Eliezer Ben Elijah Ashkenazi - His Individuality

His Individuality

Though Ashkenazi can scarcely be said to have exercised an influence either on his own or on later times, his personality was an extraordinary one for that age. He may be called the last survivor of a most brilliant epoch in the history of the Sephardim. Although educated by a fanciful kabalist, and a fellow-pupil of Moses Alshech, yet he was a student—if not a deep one—of philosophy and physics. As a Talmudist, such men as Joseph Caro, Moses Isserles, and Solomon Luria considered him of equal authority with themselves; however, when the rabbinical decisions of the old rabbis ran counter to sound judgment, he never sought a sophistical justification for them, as was then the custom, especially in Poland.
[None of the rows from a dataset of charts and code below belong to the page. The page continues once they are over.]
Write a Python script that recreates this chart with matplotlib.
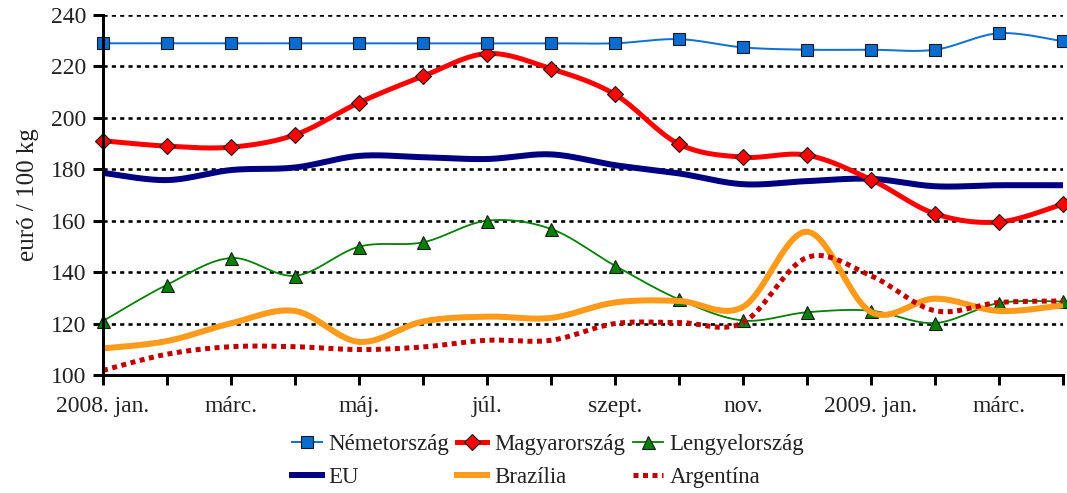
import numpy as np
import matplotlib
matplotlib.use("Agg")
import matplotlib.pyplot as plt
from matplotlib.lines import Line2D

plt.rcParams['font.family'] = ['Liberation Serif', 'DejaVu Serif']

months = ["2008. jan.", "", "márc.", "", "máj.", "", "júl.", "", "szept.", "",
          "nov.", "", "2009. jan.", "", "márc.", ""]

nemetorszag = [229, 229, 229, 229, 229, 229, 229, 229, 229, 230.6, 227.4, 226.5, 226.5, 226.5, 232.9, 229.8]
magyarorszag = [191.1, 189.0, 188.6, 193.4, 205.9, 216.2, 225.0, 219.1, 209.1, 189.8, 184.7, 185.5, 176.0, 162.7, 159.5, 166.5]
lengyelorszag = [121.0, 135.1, 145.5, 138.6, 149.9, 151.6, 160.0, 156.8, 142.5, 129.4, 121.2, 124.4, 125.0, 120.2, 128.0, 128.6]
eu = [178.6, 175.8, 179.7, 180.7, 185.2, 184.7, 184.0, 185.8, 181.6, 178.4, 174.2, 175.4, 176.3, 173.4, 173.8, 173.8]
brazilia = [110.3, 113.2, 120.1, 124.9, 112.9, 120.8, 122.7, 122.2, 128.2, 128.8, 126.5, 155.7, 124.5, 129.7, 124.9, 127.1]
argentina = [101.8, 108.1, 111.0, 111.0, 109.9, 110.9, 113.5, 113.5, 120.0, 120.4, 120.4, 145.7, 138.6, 125.0, 128.2, 128.8]


def smooth(xs, ys, n=30):
    """Catmull-Rom style cubic Bezier through the points (like Excel smoothing)."""
    xs = np.asarray(xs, float)
    ys = np.asarray(ys, float)
    P = np.column_stack([xs, ys])
    out = []
    for i in range(len(P) - 1):
        p0 = P[i - 1] if i > 0 else P[i]
        p1 = P[i]
        p2 = P[i + 1]
        p3 = P[i + 2] if i + 2 < len(P) else P[i + 1]
        c1 = p1 + (p2 - p0) / 6.0
        c2 = p2 - (p3 - p1) / 6.0
        t = np.linspace(0, 1, n, endpoint=(i == len(P) - 2))[:, None]
        b = ((1 - t) ** 3) * p1 + 3 * ((1 - t) ** 2) * t * c1 + 3 * (1 - t) * t ** 2 * c2 + t ** 3 * p2
        out.append(b)
    out = np.vstack(out)
    return out[:, 0], out[:, 1]


x = np.arange(len(months))

fig = plt.figure(figsize=(10.67, 4.93), dpi=100)
ax = fig.add_axes([103 / 1067, (493 - 375) / 493, (1063 - 103) / 1067, (375 - 15) / 493])

px = 0.72  # points per pixel

# grid
for v in range(120, 241, 20):
    ax.axhline(v, color='black', lw=2.6 * px, ls=(0, (1.6, 1.6)), zorder=1)

series = [
    ("EU", eu, dict(color='#000080', lw=6 * px), None, 2),
    ("Lengyelország", lengyelorszag, dict(color='#008000', lw=1.8 * px), dict(marker='^', ms=13 * px, mfc='#008000', mec='#1a1a1a', mew=0.8), 3),
    ("Brazília", brazilia, dict(color='#FF9A1A', lw=6 * px), None, 4),
    ("Argentína", argentina, dict(color='#C00000', lw=5 * px, ls=(0, (1, 0.9)), dash_capstyle='butt'), None, 5),
    ("Magyarország", magyarorszag, dict(color='#FF0000', lw=5 * px), dict(marker='D', ms=12 * px, mfc='#FF0000', mec='#1a1a1a', mew=0.8), 6),
    ("Németország", nemetorszag, dict(color='#1172D4', lw=2 * px), dict(marker='s', ms=11.5 * px, mfc='#0A6CD0', mec='#1a1a1a', mew=0.8), 7),
]

handles = {}
for name, vals, lstyle, mstyle, z in series:
    sx, sy = smooth(x, vals)
    ax.plot(sx, sy, zorder=z, clip_on=False, solid_capstyle='butt', **lstyle)
    if mstyle:
        ax.plot(x, vals, ls='none', zorder=z + 0.5, clip_on=False, **mstyle)
    h = Line2D([], [], **lstyle, **(mstyle or {}))
    handles[name] = h

ax.set_xlim(0, 15)
ax.set_ylim(100, 240)
ax.set_yticks(range(100, 241, 20))
ax.set_xticks(x)
ax.set_xticklabels(months)

for s in ['top', 'right']:
    ax.spines[s].set_visible(False)
for s in ['left', 'bottom']:
    ax.spines[s].set_linewidth(3 * px)
    ax.spines[s].set_zorder(8)

ax.tick_params(axis='both', labelsize=17, colors='black', width=3 * px, length=10 * px, direction='out')
ax.tick_params(axis='x', pad=8)
ax.tick_params(axis='y', pad=5)
for lbl in ax.get_xticklabels() + ax.get_yticklabels():
    lbl.set_color('#222222')

ax.set_ylabel("euró / 100 kg", fontsize=18, color='#222222', labelpad=8)

order = ["Németország", "EU", "Magyarország", "Brazília", "Lengyelország", "Argentína"]
leg = fig.legend([handles[n] for n in order], order, ncol=3, loc='center',
                 bbox_to_anchor=(548 / 1067, 1 - 461 / 493), frameon=False,
                 fontsize=16.5, handlelength=1.3, handletextpad=0.3, columnspacing=0.35,
                 labelspacing=0.5)
for t in leg.get_texts():
    t.set_color('#222222')

fig.savefig("out.png", dpi=100)
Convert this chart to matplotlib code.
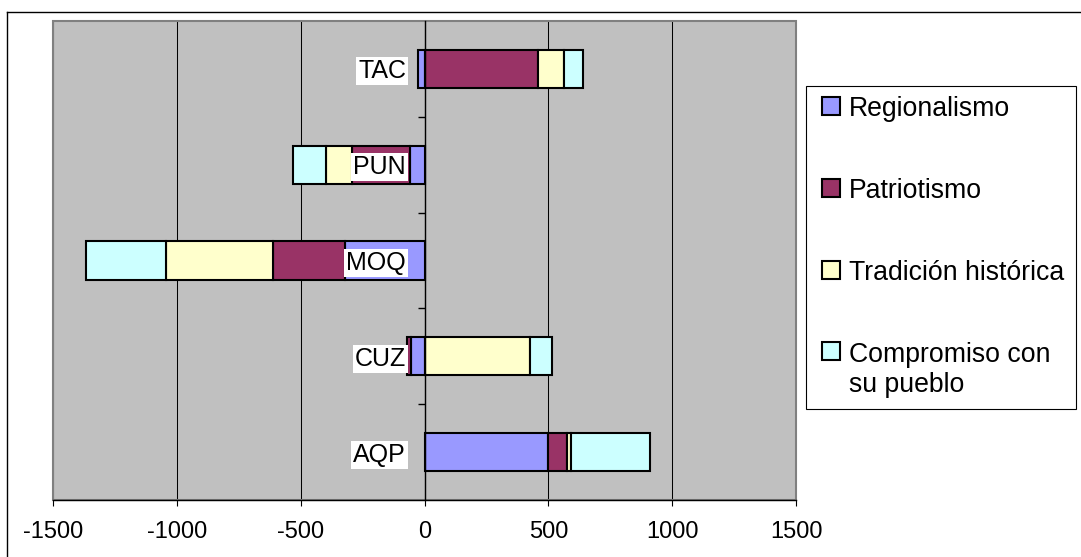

Valuable material for a correct estimate of Ashkenazi may be found in several of his decisions preserved in the responsa literature of the time. In Venice he decided that a man could be forced to a divorce, if, by immoral conduct, he had incurred his wife's aversion (Isserles, Responsa, No. 96). It was probably this decision which brought upon him the opposition of the above-mentioned Venetian rabbis, though he was connected with them, for Ashkenazi's son was Katzenellenbogen's son-in-law. From the standpoint of strict Talmudic interpretation, Ashkenazi's opponents were in the right, since his sentence contravened that of the Tosafists, who for the German-Italian Jews constituted, as it were, a court of last resort.